One of the greatest things about style is that every writer has his or her unique sound. However, in publishing, there has to be some kind of authority that ensures a certain level of uniformity. For food writing, there wasn’t much beyond the standards of each specific publication, until 2011, when the AP Stylebook introduced a Food Guidelines section.

This Food Guidelines section includes everything from new food terms to how to write and format a recipe.

It sounds great initially, but just looking over a brief section, I see some potential problems. The AP Stylebook Food Guidelines section defines adobo sauce as “A spicy red sauce made from chilies, herbs and vinegar that is common to Mexican cooking.” But what about outside of Mexican cooking? In Filipino cuisine, adobo is made with soy sauce, vinegar, sugar, and garlic.

I think that food writing may vary too much by region to allow for a unified, standard guide. But at the same time, a guide book that sets out rules for writing recipes may be extremely beneficial for food writers from all disciplines. What do you think?
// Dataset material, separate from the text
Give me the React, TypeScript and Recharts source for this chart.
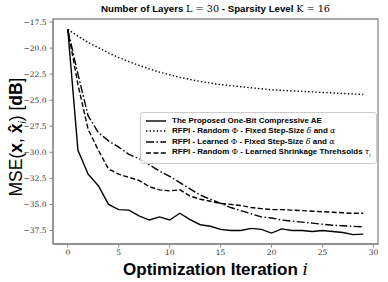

One thought on “Standardizing food writing

  1. rdomitz April 19, 2015 / 8:11 pm

    What about breakout writers who excel at finding new ways to challenge a uniformity in a particular field? A cookie cutter formula for any style of writing may in fact diminish the effects of certain eccentricities a writer might apply to be more engaging to the readers or a narrower, more specific audience. Essentially what I mean is; Don’t we encourage writers to find new innovative ways to break the mold?